PROVIDED MATERIAL =
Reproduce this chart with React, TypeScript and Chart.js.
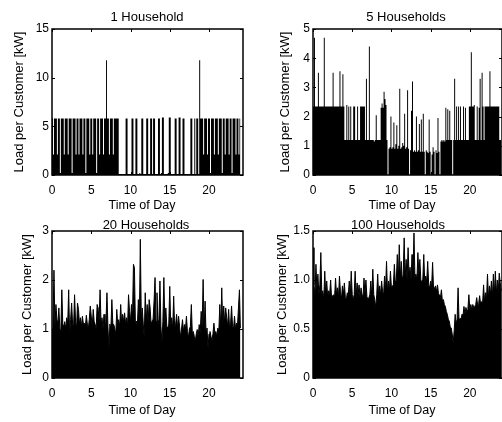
import React, { useEffect, useRef } from "react";
import { Chart, registerables } from "chart.js";

Chart.register(...registerables);

const STEP_HOURS = 0.125;
const xTickValues = [0, 5, 10, 15, 20];
const xLabel = "Time of Day";
const yLabel = "Load per Customer [kW]";
const panelTitles = ["1 Household", "5 Households", "20 Households", "100 Households"];

const load1Household = [
  5.8, 5.8, 2.1, 5.8, 5.8, 5.8, 2.1, 5.8, 5.8, 0.2,
  5.8, 5.8, 5.8, 2.1, 5.8, 5.8, 5.8, 2.1, 5.8, 5.8,
  5.8, 0.2, 5.8, 5.8, 5.8, 2.1, 5.8, 5.8, 2.1, 5.8,
  5.8, 5.8, 2.1, 5.8, 5.8, 0.2, 5.8, 5.8, 5.8, 2.1,
  5.8, 5.8, 2.1, 5.8, 5.8, 5.8, 0.2, 5.8, 5.8, 2.1,
  5.8, 5.8, 5.8, 2.1, 5.8, 5.8, 11.8, 5.8, 5.8, 2.1,
  5.8, 5.8, 5.8, 2.1, 5.8, 5.8, 5.8, 5.8, 5.8, 0.1,
  0.1, 0.1, 0.1, 0.1, 0.1, 0.1, 5.8, 5.8, 0.1, 0.1,
  0.1, 0.1, 5.8, 5.8, 0.1, 0.1, 5.8, 5.8, 0.1, 0.1,
  0.2, 0.1, 5.8, 5.8, 0.1, 0.1, 0.1, 5.8, 5.8, 0.1,
  0.1, 5.8, 5.8, 0.1, 5.8, 5.8, 0.1, 0.1, 0.1, 5.8,
  5.8, 0.1, 0.2, 5.9, 5.9, 0.1, 0.1, 0.1, 0.1, 0.2,
  5.9, 5.9, 0.1, 0.1, 0.1, 0.1, 5.8, 5.8, 0.1, 0.1,
  5.9, 5.9, 0.1, 0.1, 5.8, 5.8, 0.1, 0.1, 0.1, 0.1,
  0.1, 0.1, 5.8, 5.8, 0.1, 0.1, 5.8, 0.1, 5.8, 5.8,
  0.1, 11.8, 5.8, 5.8, 5.8, 2.1, 5.8, 5.8, 5.8, 2.1,
  5.8, 5.8, 0.2, 5.8, 5.8, 5.8, 2.1, 5.8, 5.8, 5.8,
  2.1, 5.8, 5.8, 5.8, 0.2, 5.8, 5.8, 2.1, 5.8, 5.8,
  5.8, 2.1, 5.8, 5.8, 0.2, 5.8, 5.8, 5.8, 2.1, 5.8,
  5.8, 2.1, 5.8,
];

const load5Households = [
  2.35, 2.35, 4.7, 2.35, 2.35, 2.35, 3.5, 2.35, 2.35, 2.35,
  2.35, 2.35, 4.7, 2.35, 2.35, 2.35, 2.35, 2.35, 2.35, 2.35,
  2.35, 3.5, 2.35, 2.35, 2.35, 2.35, 2.35, 2.35, 3.55, 2.35,
  2.35, 3.45, 2.35, 1.2, 1.2, 2.4, 1.2, 2.35, 1.2, 2.35,
  1.2, 1.2, 2.35, 2.35, 1.2, 1.2, 2.35, 1.2, 1.2, 2.35,
  2.35, 2.35, 2.35, 2.35, 1.2, 3.3, 1.2, 1.2, 4.4, 1.2,
  1.2, 1.2, 1.2, 1.15, 1.2, 2.05, 1.2, 1.2, 1.2, 1.2,
  2.3, 2.45, 2.3, 2.85, 2.6, 2.4, 1.2, 0, 0.9, 0.95,
  2.0, 0.9, 0.95, 1.8, 0.9, 1.05, 1.7, 0.9, 1.0, 2.95,
  0.9, 0.95, 1.1, 1.0, 2.1, 0.9, 0.95, 2.9, 0.9, 0,
  0.85, 2.2, 3.2, 0.8, 0.85, 0.8, 2.0, 0.8, 0.85, 1.75,
  0.8, 1.9, 0.8, 2.1, 0.8, 0, 0.85, 0.8, 0.75, 1.9,
  0.8, 0, 0.7, 0.95, 0.8, 0, 0.85, 0.75, 1.95, 0.8,
  0, 1.15, 1.2, 1.15, 1.2, 1.15, 2.3, 1.2, 2.25, 1.2,
  2.2, 1.2, 1.2, 0, 1.2, 3.3, 1.2, 2.35, 1.2, 2.35,
  1.2, 2.35, 1.2, 1.2, 2.35, 1.2, 2.3, 1.2, 1.2, 1.2,
  2.35, 2.35, 4.2, 2.35, 2.35, 2.4, 1.2, 1.2, 2.35, 1.2,
  2.3, 3.3, 1.2, 3.5, 2.35, 1.2, 2.35, 2.35, 2.35, 2.35,
  2.35, 3.55, 2.35, 2.35, 2.35, 2.35, 2.35, 2.35, 2.35, 2.35,
  2.35, 1.2, 1.2,
];

const load20Households = [
  1.0, 1.1, 2.2, 1.05, 1.5, 1.2, 1.1, 1.43, 1.0, 0.95,
  1.8, 1.1, 1.05, 1.15, 1.0, 1.23, 1.1, 1.8, 0.85, 1.2,
  1.53, 1.1, 1.05, 1.7, 1.16, 1.0, 1.53, 1.4, 1.1, 1.23,
  1.05, 1.26, 1.1, 1.12, 1.05, 1.28, 1.1, 1.0, 1.2, 1.47,
  1.26, 1.05, 1.4, 1.15, 1.09, 1.0, 1.5, 1.43, 1.15, 1.8,
  1.1, 1.23, 1.0, 1.3, 1.02, 1.15, 1.74, 1.05, 0.61, 1.1,
  1.0, 1.6, 1.1, 1.09, 1.0, 0.89, 1.4, 1.1, 1.19, 1.05,
  1.5, 1.1, 1.3, 1.15, 1.33, 1.1, 1.23, 1.05, 1.7, 1.36,
  1.15, 1.5, 1.2, 2.32, 2.25, 1.1, 1.16, 1.05, 1.6, 1.1,
  2.83, 1.2, 1.43, 1.1, 0.82, 1.74, 1.15, 1.5, 1.1, 1.6,
  1.43, 1.1, 1.16, 1.2, 1.57, 2.05, 1.15, 1.74, 1.09, 1.2,
  1.98, 1.05, 0.72, 1.15, 2.05, 1.1, 1.43, 1.05, 1.02, 1.1,
  1.87, 1.05, 1.23, 1.0, 1.67, 1.02, 1.1, 1.3, 1.0, 1.26,
  1.05, 0.82, 1.0, 1.19, 0.95, 1.09, 1.0, 1.26, 0.95, 0.82,
  1.0, 1.05, 1.5, 0.9, 0.95, 0.85, 0.75, 0.9, 0.99, 0.85,
  1.09, 0.9, 1.36, 1.0, 2.01, 0.95, 1.57, 0.9, 1.02, 0.61,
  0.9, 0.95, 0.85, 0.75, 0.9, 1.12, 0.9, 0.95, 0.85, 1.02,
  0.95, 1.5, 1.0, 1.84, 1.05, 1.47, 1.1, 1.43, 1.23, 1.05,
  1.4, 1.0, 1.12, 1.47, 1.05, 1.02, 1.26, 1.0, 1.12, 1.05,
  1.43, 1.8, 1.02,
];

const load100Households = [
  1.33, 0.95, 0.85, 1.16, 0.9, 1.06, 0.85, 0.95, 1.28, 0.85,
  0.89, 0.8, 1.09, 0.85, 0.99, 0.82, 0.89, 0.85, 1.0, 0.8,
  0.84, 0.85, 0.82, 1.02, 0.85, 0.92, 0.82, 1.04, 0.88, 0.8,
  0.94, 0.85, 0.97, 0.82, 0.8, 0.87, 0.85, 0.99, 0.83, 1.09,
  0.85, 0.8, 0.85, 1.09, 0.83, 0.97, 0.85, 0.95, 0.82, 0.92,
  0.85, 0.8, 1.02, 0.85, 1.0, 0.83, 0.8, 0.82, 0.85, 0.99,
  0.82, 1.11, 0.85, 0.8, 0.72, 0.85, 1.06, 0.83, 0.94, 0.85,
  0.99, 0.88, 0.85, 1.04, 0.9, 1.19, 0.88, 0.99, 0.9, 1.09,
  0.92, 0.94, 0.95, 1.16, 0.97, 1.0, 1.26, 0.98, 1.36, 1.02,
  1.19, 1.0, 1.05, 1.43, 1.02, 1.21, 1.0, 1.33, 1.05, 1.13,
  1.0, 1.26, 1.05, 1.48, 1.02, 1.06, 1.0, 1.28, 1.05, 1.21,
  1.0, 0.98, 1.0, 1.26, 0.97, 1.04, 0.98, 1.19, 0.95, 0.92,
  0.99, 0.93, 1.18, 0.9, 0.92, 0.94, 0.88, 0.95, 0.86, 0.85,
  0.82, 0.9, 0.78, 0.8, 0.75, 0.73, 0.68, 0.65, 0.6, 0.58,
  0.52, 0.51, 0.45, 0.36, 0.48, 0.65, 0.55, 0.6, 0.92, 0.58,
  0.61, 0.6, 0.65, 0.63, 0.73, 0.65, 0.72, 0.68, 0.7, 0.85,
  0.7, 0.75, 0.7, 0.75, 0.72, 0.73, 0.75, 0.82, 0.74, 0.76,
  0.84, 0.75, 0.78, 0.76, 0.95, 0.78, 0.87, 0.8, 1.06, 0.82,
  0.94, 0.85, 0.99, 0.82, 1.06, 0.85, 1.09, 0.86, 1.0, 0.88,
  1.07, 0.97, 0.89,
];

const FONT = '"Liberation Sans", Arial, Helvetica, sans-serif';
const CANVAS_W = 502;
const CANVAS_H = 422;
const Y_AXIS_W = 40;
const X_AXIS_H = 30;

type Panel = {
  values: number[];
  title: string;
  yMax: number;
  yStep: number;
  stepped: boolean;
  lineWidth: number;
  area: { left: number; right: number; top: number; bottom: number };
  xMax: number;
  titleX: number;
  titleY: number;
  xLabelX: number;
  xLabelY: number;
  yLabelX: number;
};

const PANELS: Panel[] = [
  {
    values: load1Household, title: panelTitles[0], yMax: 15, yStep: 5, stepped: true, lineWidth: 0,
    area: { left: 52, right: 243, top: 29, bottom: 175 }, xMax: 24.33,
    titleX: 147, titleY: 17, xLabelX: 142, xLabelY: 206, yLabelX: 19,
  },
  {
    values: load5Households, title: panelTitles[1], yMax: 5, yStep: 1, stepped: true, lineWidth: 0,
    area: { left: 313, right: 502, top: 29, bottom: 175 }, xMax: 24.1,
    titleX: 406, titleY: 17, xLabelX: 402, xLabelY: 206, yLabelX: 285,
  },
  {
    values: load20Households, title: panelTitles[2], yMax: 3, yStep: 1, stepped: false, lineWidth: 1,
    area: { left: 52, right: 243, top: 231, bottom: 378 }, xMax: 24.33,
    titleX: 146, titleY: 225, xLabelX: 142, xLabelY: 411, yLabelX: 27,
  },
  {
    values: load100Households, title: panelTitles[3], yMax: 1.5, yStep: 0.5, stepped: false, lineWidth: 1,
    area: { left: 313, right: 502, top: 231, bottom: 378 }, xMax: 24.1,
    titleX: 398, titleY: 225, xLabelX: 402, xLabelY: 411, yLabelX: 282,
  },
];

function framePlugin(p: Panel) {
  return {
    id: "frame",
    afterDraw(chart: any) {
      const { ctx, chartArea: a, scales } = chart;
      ctx.save();
      ctx.strokeStyle = "#000";
      ctx.lineWidth = 1.5;
      ctx.strokeRect(a.left, a.top, a.right - a.left, a.bottom - a.top);
      ctx.lineWidth = 1;
      const tl = 3;
      ctx.beginPath();
      xTickValues.forEach((v) => {
        const x = Math.round(scales.x.getPixelForValue(v)) + 0.5;
        ctx.moveTo(x, a.bottom);
        ctx.lineTo(x, a.bottom - tl);
        ctx.moveTo(x, a.top);
        ctx.lineTo(x, a.top + tl);
      });
      scales.y.ticks.forEach((t: any) => {
        const y = Math.round(scales.y.getPixelForValue(t.value)) + 0.5;
        ctx.moveTo(a.left, y);
        ctx.lineTo(a.left + tl, y);
        ctx.moveTo(a.right, y);
        ctx.lineTo(a.right - tl, y);
      });
      ctx.stroke();

      ctx.fillStyle = "#000";
      ctx.textAlign = "center";
      ctx.textBaseline = "middle";
      ctx.font = `13px ${FONT}`;
      ctx.fillText(p.title, p.titleX, p.titleY);
      ctx.font = `12.5px ${FONT}`;
      ctx.fillText(xLabel, p.xLabelX, p.xLabelY);
      ctx.font = `13px ${FONT}`;
      ctx.translate(p.yLabelX, (a.top + a.bottom) / 2);
      ctx.rotate(-Math.PI / 2);
      ctx.fillText(yLabel, 0, 0);
      ctx.restore();
    },
  };
}

function makeConfig(p: Panel): any {
  const points = p.values.map((y, i) => ({ x: i * STEP_HOURS, y }));
  return {
    type: "line",
    data: {
      datasets: [
        {
          data: points,
          borderColor: p.lineWidth > 0 ? "#000" : "rgba(0,0,0,0)",
          backgroundColor: "#000",
          borderWidth: p.lineWidth > 0 ? p.lineWidth : 1,
          fill: "origin",
          pointRadius: 0,
          tension: 0,
          stepped: p.stepped ? "after" : false,
        },
      ],
    },
    options: {
      responsive: false,
      animation: false,
      devicePixelRatio: 1,
      events: [],
      layout: {
        padding: {
          left: p.area.left - Y_AXIS_W,
          right: CANVAS_W - p.area.right,
          top: p.area.top,
          bottom: CANVAS_H - p.area.bottom - X_AXIS_H,
        },
      },
      plugins: {
        legend: { display: false },
        tooltip: { enabled: false },
        title: { display: false },
      },
      scales: {
        x: {
          type: "linear",
          min: 0,
          max: p.xMax,
          grid: { display: false, drawTicks: false },
          border: { display: false },
          ticks: {
            padding: 8,
            color: "#000",
            font: { family: FONT, size: 12 },
            maxRotation: 0,
            autoSkip: false,
          },
          afterBuildTicks: (s: any) => {
            s.ticks = xTickValues.map((v) => ({ value: v }));
          },
          afterFit: (s: any) => {
            s.height = X_AXIS_H;
          },
        },
        y: {
          type: "linear",
          min: 0,
          max: p.yMax,
          grid: { display: false, drawTicks: false },
          border: { display: false },
          ticks: {
            stepSize: p.yStep,
            padding: 3,
            color: "#000",
            font: { family: FONT, size: 12 },
          },
          afterFit: (s: any) => {
            s.width = Y_AXIS_W;
          },
        },
      },
    },
    plugins: [framePlugin(p)],
  };
}

export default function App() {
  const canvases = useRef<(HTMLCanvasElement | null)[]>([]);
  useEffect(() => {
    const charts = PANELS.map((p, k) => new Chart(canvases.current[k] as HTMLCanvasElement, makeConfig(p)));
    return () => charts.forEach((c) => c.destroy());
  }, []);
  return (
    <div style={{ position: "fixed", left: 0, top: 0, width: CANVAS_W, height: CANVAS_H, background: "#fff", overflow: "hidden" }}>
      {PANELS.map((p, k) => (
        <canvas
          key={k}
          ref={(el) => {
            canvases.current[k] = el;
          }}
          width={CANVAS_W}
          height={CANVAS_H}
          style={{ position: "absolute", left: 0, top: 0 }}
        />
      ))}
    </div>
  );
}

WRITTEN REQUEST =
Extract every line above containing the word "React".

WRITTEN SOLUTION =
Reproduce this chart with React, TypeScript and Chart.js.
import React, { useEffect, useRef } from "react";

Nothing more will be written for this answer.